なお、茅の輪くぐりには下記の通り作法がありますので、試してみてはいかがでしょうか。

1:茅の輪の前に立ち一礼を行い、左足からまたぎ、輪をくぐります。左回りに回って元の位置に戻ります。
2:再度茅の輪の前に立ち一礼します。右足からまたいで輪をくぐり、右回りに回って元の位置に戻ります。
3:茅の輪の前に立ち一礼し、左足からまたいで輪をくぐり、ご神前まで進みましょう。二拝二拍手一拝の作法でお参りしてください。

茅の輪をくぐっているときに神拝詞(となえことば)の「「祓い給へ(はらいたまへ) 清め給へ(きよめたまへ) 守り給へ(まもりたまへ) 幸え給へ(さきはえたまへ)」と唱えながらくぐりましょう。ただし、この神拝詞は地方や神社によって変わる場合もあるそうです。よって、参拝された神社の神拝詞を唱えてください。

②人形に穢れを寄せる

穢れを人形(ひとがた:紙を人のかたちに切り抜いたもの)に託し、祓い清めて川や海に流したり、お焚き上げをしたりします。映画「千と千尋の神隠し」をご覧になった方は人の形をした紙が登場するシーンを思い浮かべてみるとイメージしやすいかと思います。

神社によっては人形が置いてあります。体に寄せたり息を吹きかけて神社に残しておくことで穢れを祓うことができますので、見かけたら試してみてはいかがでしょうか。ただし、自分の穢れを移した人形を家に持って帰るのは、穢れを持ち帰ることになるためNGですのでお気をつけください。

③水無月を食べる

夏越の祓の時期、京都などの一部の地域では、上に小豆をのせた三角形のういろう「水無月」を食べる風習があります。

水無月

この独特の形に歴史的背景があり、旧暦の6月1日に宮中で行われていた「氷室の節会(ひむろのせちえ)」という氷を食して暑気払いをする行事で、当時高級品だった氷を入手できない庶民がそれを模して水無月を作ったと言われています。
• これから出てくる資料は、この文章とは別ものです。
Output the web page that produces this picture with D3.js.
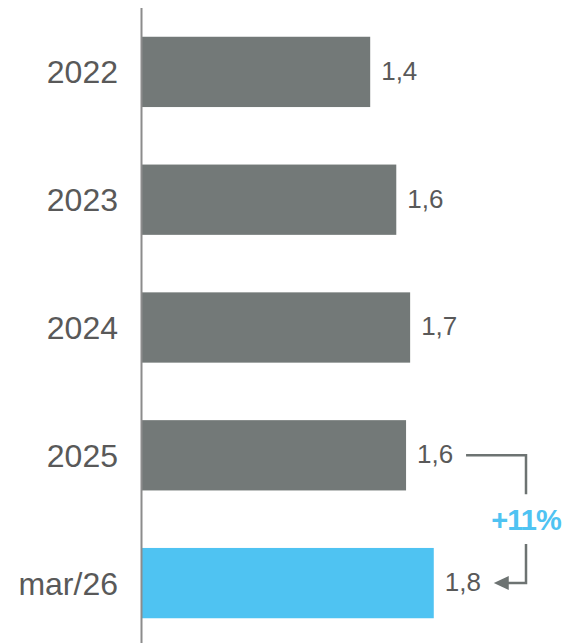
<!DOCTYPE html>
<html>
<head>
<meta charset="utf-8">
<script src="https://cdn.jsdelivr.net/npm/d3@7"></script>
<style>
  body { margin: 0; background: #fff; }
  svg { display: block; font-family: "Liberation Sans", Arial, sans-serif; }
</style>
</head>
<body>
<svg id="chart" width="566" height="643"></svg>
<script>
"use strict";

// data
const categories = ["2022", "2023", "2024", "2025", "mar/26"];
const values = [1.40, 1.56, 1.645, 1.62, 1.79];
const valueLabels = ["1,4", "1,6", "1,7", "1,6", "1,8"];
const growthLabel = "+11%";

const gray = "#737978";
const blue = "#4fc3f2";
const textColor = "#595959";

const svg = d3.select("#chart");

const y = d3.scaleBand()
    .domain(categories)
    .range([8, 647])
    .paddingInner(0.45)
    .paddingOuter(0.225);

const x = d3.scaleLinear()
    .domain([0, 2])
    .range([142, 468]);

// bars
svg.append("g").selectAll("rect")
    .data(categories)
    .join("rect")
    .attr("x", x(0))
    .attr("y", d => y(d))
    .attr("width", (d, i) => x(values[i]) - x(0))
    .attr("height", y.bandwidth())
    .attr("fill", (d, i) => i == categories.length - 1 ? blue : gray);

// axis line
svg.append("line")
    .attr("x1", 141.5).attr("x2", 141.5)
    .attr("y1", 8).attr("y2", 643)
    .attr("stroke", "#8c8c8c")
    .attr("stroke-width", 2);

// category labels
svg.append("g").selectAll("text")
    .data(categories)
    .join("text")
    .attr("x", 118)
    .attr("y", d => y(d) + y.bandwidth() / 2)
    .attr("dy", "0.36em")
    .attr("text-anchor", "end")
    .attr("fill", textColor)
    .style("font-size", "32px")
    .text(d => d);

// value labels
svg.append("g").selectAll("text")
    .data(categories)
    .join("text")
    .attr("x", (d, i) => x(values[i]) + 11)
    .attr("y", d => y(d) + y.bandwidth() / 2)
    .attr("dy", "0.3em")
    .attr("fill", textColor)
    .style("font-size", "26px")
    .text((d, i) => valueLabels[i]);

// growth connector between last two bars
const yA = y(categories[3]) + y.bandwidth() / 2;
const yB = y(categories[4]) + y.bandwidth() / 2;
const cx = 526;
const lineColor = "#6d7372";

svg.append("path")
    .attr("d", `M${x(values[3]) + 60},${yA} H${cx} V${yA + 39}`)
    .attr("fill", "none")
    .attr("stroke", lineColor)
    .attr("stroke-width", 2.5);

svg.append("path")
    .attr("d", `M${cx},${yB - 39} V${yB} H${x(values[4]) + 72}`)
    .attr("fill", "none")
    .attr("stroke", lineColor)
    .attr("stroke-width", 2.5);

const tip = x(values[4]) + 60;
svg.append("path")
    .attr("d", `M${tip},${yB} L${tip + 15},${yB - 7} L${tip + 15},${yB + 7} Z`)
    .attr("fill", lineColor);

svg.append("text")
    .attr("x", cx)
    .attr("y", (yA + yB) / 2)
    .attr("dy", "0.36em")
    .attr("text-anchor", "middle")
    .attr("fill", blue)
    .style("font-size", "29px")
    .style("font-weight", "bold")
    .style("letter-spacing", "-1px")
    .text(growthLabel);
</script>
</body>
</html>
ご近所の和菓子店などをチェックして三角形に小豆をのせた「水無月」を探してみてはいかがでしょうか。

夏越の祓を体験するには?

夏越の祓は全国の各神社で行われていますが、祇園信仰に基づいて素戔嗚尊を祀っている神社にお参りをしてみてはいかがでしょうか。素盞嗚神社、八坂神社、氷川神社、八雲神社、須賀神社などの名前の神社がそれにあたり、天王祭、祇園祭と名のつくお祭りが行われていることも多いです。

素戔嗚尊を御祭神とする神社の中でも、武蔵一宮・氷川神社(埼玉県さいたま市)は地元で育てている茅を使って茅の輪を作るなど、より昔ながらの形こだわっており、参拝者もそれを体験することができます。

また、神社の中にはこの時期限定で茅の輪を模ったお守りを授与しているところもあります。蘇民将来の言い伝えに出てくる茅の輪も腰につけるサイズのものでしたので、こちらのほうがより言い伝えの世界に近いと言えますね。

茅の輪をくぐり損ねてしまった方にオススメなのが、京都で行われる祇園祭です。この祭りでは茅の輪と同じ効果を持つといわれるお守りの「ちまき」を手にすることができますし、豪華絢爛な山鉾を楽しむことも可能です。


この記事では「夏越の祓」について解説しました。1年の半分を迎えるタイミングで、改めて健康を意識し、気持ちを新たにスタートさせるのにもちょうど良い時期です。今年は茅の輪の意味を改めて意識しながら、古来からの風習を体験してみてはいかがでしょうか。